### Directive:
Omit the images, then print each record below exactly as it reads.
----
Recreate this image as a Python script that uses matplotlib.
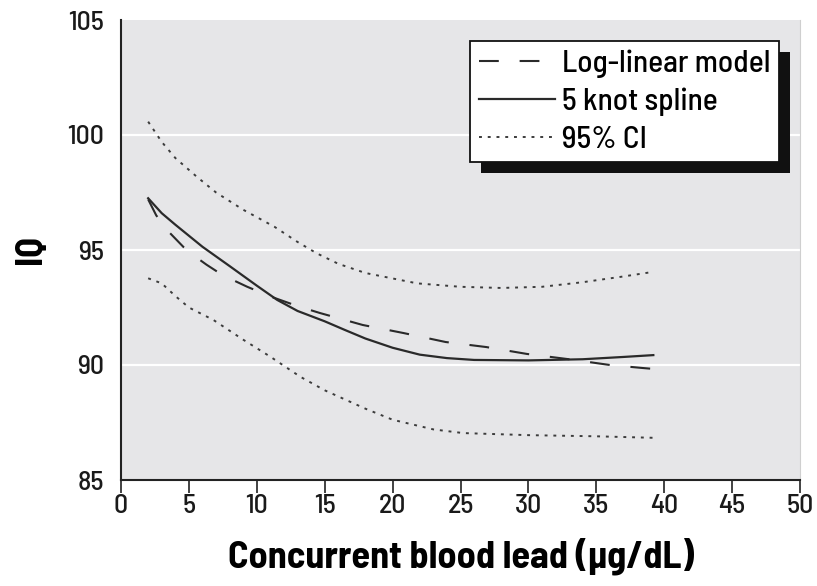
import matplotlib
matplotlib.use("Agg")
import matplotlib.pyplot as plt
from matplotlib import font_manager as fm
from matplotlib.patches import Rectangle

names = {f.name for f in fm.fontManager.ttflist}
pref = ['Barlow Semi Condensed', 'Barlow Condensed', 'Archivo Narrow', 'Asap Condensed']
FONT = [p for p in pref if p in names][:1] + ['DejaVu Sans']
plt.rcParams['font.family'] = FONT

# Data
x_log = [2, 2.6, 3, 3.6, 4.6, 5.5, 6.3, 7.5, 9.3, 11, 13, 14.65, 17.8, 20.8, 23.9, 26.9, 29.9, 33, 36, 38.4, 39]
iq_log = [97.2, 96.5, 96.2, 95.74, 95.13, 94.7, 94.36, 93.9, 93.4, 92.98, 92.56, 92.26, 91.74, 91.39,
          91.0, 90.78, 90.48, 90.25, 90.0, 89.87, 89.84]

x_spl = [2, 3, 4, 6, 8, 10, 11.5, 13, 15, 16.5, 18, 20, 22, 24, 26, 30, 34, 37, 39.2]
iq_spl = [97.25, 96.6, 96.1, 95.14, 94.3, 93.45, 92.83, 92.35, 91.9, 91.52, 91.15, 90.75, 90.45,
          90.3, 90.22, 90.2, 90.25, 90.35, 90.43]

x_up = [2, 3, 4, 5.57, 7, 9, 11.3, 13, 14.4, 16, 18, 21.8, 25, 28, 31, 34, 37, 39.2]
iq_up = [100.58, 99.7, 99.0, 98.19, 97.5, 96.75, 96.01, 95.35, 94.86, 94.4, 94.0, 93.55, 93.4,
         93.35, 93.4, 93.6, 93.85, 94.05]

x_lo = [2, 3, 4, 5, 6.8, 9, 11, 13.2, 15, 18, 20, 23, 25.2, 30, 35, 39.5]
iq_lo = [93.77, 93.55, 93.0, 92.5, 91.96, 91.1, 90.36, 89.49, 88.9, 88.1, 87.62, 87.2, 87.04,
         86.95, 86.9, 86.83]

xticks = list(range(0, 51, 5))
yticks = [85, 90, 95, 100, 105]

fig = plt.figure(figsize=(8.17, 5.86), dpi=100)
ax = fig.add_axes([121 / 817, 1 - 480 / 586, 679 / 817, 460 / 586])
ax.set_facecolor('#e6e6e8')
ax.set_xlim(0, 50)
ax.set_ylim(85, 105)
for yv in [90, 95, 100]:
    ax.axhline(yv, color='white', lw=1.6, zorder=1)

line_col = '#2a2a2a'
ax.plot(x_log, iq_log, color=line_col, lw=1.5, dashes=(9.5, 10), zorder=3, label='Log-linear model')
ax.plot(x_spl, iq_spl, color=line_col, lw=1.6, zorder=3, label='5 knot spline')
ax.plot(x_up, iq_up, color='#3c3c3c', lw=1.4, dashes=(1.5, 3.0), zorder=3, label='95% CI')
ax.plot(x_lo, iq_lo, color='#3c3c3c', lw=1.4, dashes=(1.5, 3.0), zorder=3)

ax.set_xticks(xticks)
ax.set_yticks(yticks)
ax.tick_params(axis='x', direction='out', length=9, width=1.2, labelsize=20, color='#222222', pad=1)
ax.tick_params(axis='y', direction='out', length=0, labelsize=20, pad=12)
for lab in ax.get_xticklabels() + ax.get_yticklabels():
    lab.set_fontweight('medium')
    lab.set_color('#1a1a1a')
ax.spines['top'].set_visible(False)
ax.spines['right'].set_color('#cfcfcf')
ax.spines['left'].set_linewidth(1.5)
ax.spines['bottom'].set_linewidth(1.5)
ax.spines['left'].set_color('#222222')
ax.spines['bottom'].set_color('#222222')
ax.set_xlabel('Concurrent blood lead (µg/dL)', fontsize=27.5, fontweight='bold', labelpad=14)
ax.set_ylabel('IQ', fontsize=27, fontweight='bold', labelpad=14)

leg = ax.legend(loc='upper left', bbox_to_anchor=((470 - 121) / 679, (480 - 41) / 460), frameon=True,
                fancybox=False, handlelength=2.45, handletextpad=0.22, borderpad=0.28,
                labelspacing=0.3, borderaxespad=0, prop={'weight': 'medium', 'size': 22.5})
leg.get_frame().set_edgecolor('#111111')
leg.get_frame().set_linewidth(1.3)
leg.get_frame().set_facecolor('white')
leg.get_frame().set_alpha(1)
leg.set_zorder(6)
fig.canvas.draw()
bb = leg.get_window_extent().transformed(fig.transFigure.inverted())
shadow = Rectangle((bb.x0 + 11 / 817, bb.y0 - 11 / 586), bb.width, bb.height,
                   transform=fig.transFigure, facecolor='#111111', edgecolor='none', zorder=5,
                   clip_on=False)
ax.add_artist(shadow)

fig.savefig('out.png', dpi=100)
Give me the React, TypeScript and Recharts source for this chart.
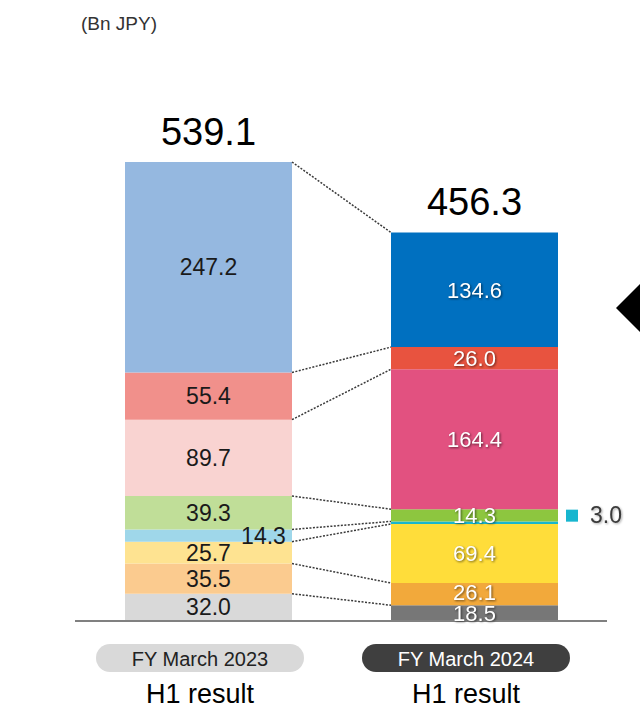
----
### Response below:
Recreate this image as a Python script that uses matplotlib.
import matplotlib
matplotlib.use("Agg")
import matplotlib.pyplot as plt
from matplotlib import font_manager as fm
from matplotlib.patches import Rectangle

names = {f.name for f in fm.fontManager.ttflist}
pref = ['Barlow Semi Condensed', 'Barlow Condensed', 'Archivo Narrow', 'Asap Condensed']
FONT = [p for p in pref if p in names][:1] + ['DejaVu Sans']
plt.rcParams['font.family'] = FONT

# Data
x_log = [2, 2.6, 3, 3.6, 4.6, 5.5, 6.3, 7.5, 9.3, 11, 13, 14.65, 17.8, 20.8, 23.9, 26.9, 29.9, 33, 36, 38.4, 39]
iq_log = [97.2, 96.5, 96.2, 95.74, 95.13, 94.7, 94.36, 93.9, 93.4, 92.98, 92.56, 92.26, 91.74, 91.39,
          91.0, 90.78, 90.48, 90.25, 90.0, 89.87, 89.84]

x_spl = [2, 3, 4, 6, 8, 10, 11.5, 13, 15, 16.5, 18, 20, 22, 24, 26, 30, 34, 37, 39.2]
iq_spl = [97.25, 96.6, 96.1, 95.14, 94.3, 93.45, 92.83, 92.35, 91.9, 91.52, 91.15, 90.75, 90.45,
          90.3, 90.22, 90.2, 90.25, 90.35, 90.43]

x_up = [2, 3, 4, 5.57, 7, 9, 11.3, 13, 14.4, 16, 18, 21.8, 25, 28, 31, 34, 37, 39.2]
iq_up = [100.58, 99.7, 99.0, 98.19, 97.5, 96.75, 96.01, 95.35, 94.86, 94.4, 94.0, 93.55, 93.4,
         93.35, 93.4, 93.6, 93.85, 94.05]

x_lo = [2, 3, 4, 5, 6.8, 9, 11, 13.2, 15, 18, 20, 23, 25.2, 30, 35, 39.5]
iq_lo = [93.77, 93.55, 93.0, 92.5, 91.96, 91.1, 90.36, 89.49, 88.9, 88.1, 87.62, 87.2, 87.04,
         86.95, 86.9, 86.83]

xticks = list(range(0, 51, 5))
yticks = [85, 90, 95, 100, 105]

fig = plt.figure(figsize=(8.17, 5.86), dpi=100)
ax = fig.add_axes([121 / 817, 1 - 480 / 586, 679 / 817, 460 / 586])
ax.set_facecolor('#e6e6e8')
ax.set_xlim(0, 50)
ax.set_ylim(85, 105)
for yv in [90, 95, 100]:
    ax.axhline(yv, color='white', lw=1.6, zorder=1)

line_col = '#2a2a2a'
ax.plot(x_log, iq_log, color=line_col, lw=1.5, dashes=(9.5, 10), zorder=3, label='Log-linear model')
ax.plot(x_spl, iq_spl, color=line_col, lw=1.6, zorder=3, label='5 knot spline')
ax.plot(x_up, iq_up, color='#3c3c3c', lw=1.4, dashes=(1.5, 3.0), zorder=3, label='95% CI')
ax.plot(x_lo, iq_lo, color='#3c3c3c', lw=1.4, dashes=(1.5, 3.0), zorder=3)

ax.set_xticks(xticks)
ax.set_yticks(yticks)
ax.tick_params(axis='x', direction='out', length=9, width=1.2, labelsize=20, color='#222222', pad=1)
ax.tick_params(axis='y', direction='out', length=0, labelsize=20, pad=12)
for lab in ax.get_xticklabels() + ax.get_yticklabels():
    lab.set_fontweight('medium')
    lab.set_color('#1a1a1a')
ax.spines['top'].set_visible(False)
ax.spines['right'].set_color('#cfcfcf')
ax.spines['left'].set_linewidth(1.5)
ax.spines['bottom'].set_linewidth(1.5)
ax.spines['left'].set_color('#222222')
ax.spines['bottom'].set_color('#222222')
ax.set_xlabel('Concurrent blood lead (µg/dL)', fontsize=27.5, fontweight='bold', labelpad=14)
ax.set_ylabel('IQ', fontsize=27, fontweight='bold', labelpad=14)

leg = ax.legend(loc='upper left', bbox_to_anchor=((470 - 121) / 679, (480 - 41) / 460), frameon=True,
                fancybox=False, handlelength=2.45, handletextpad=0.22, borderpad=0.28,
                labelspacing=0.3, borderaxespad=0, prop={'weight': 'medium', 'size': 22.5})
leg.get_frame().set_edgecolor('#111111')
leg.get_frame().set_linewidth(1.3)
leg.get_frame().set_facecolor('white')
leg.get_frame().set_alpha(1)
leg.set_zorder(6)
fig.canvas.draw()
bb = leg.get_window_extent().transformed(fig.transFigure.inverted())
shadow = Rectangle((bb.x0 + 11 / 817, bb.y0 - 11 / 586), bb.width, bb.height,
                   transform=fig.transFigure, facecolor='#111111', edgecolor='none', zorder=5,
                   clip_on=False)
ax.add_artist(shadow)

fig.savefig('out.png', dpi=100)
Give me the React, TypeScript and Recharts source for this chart.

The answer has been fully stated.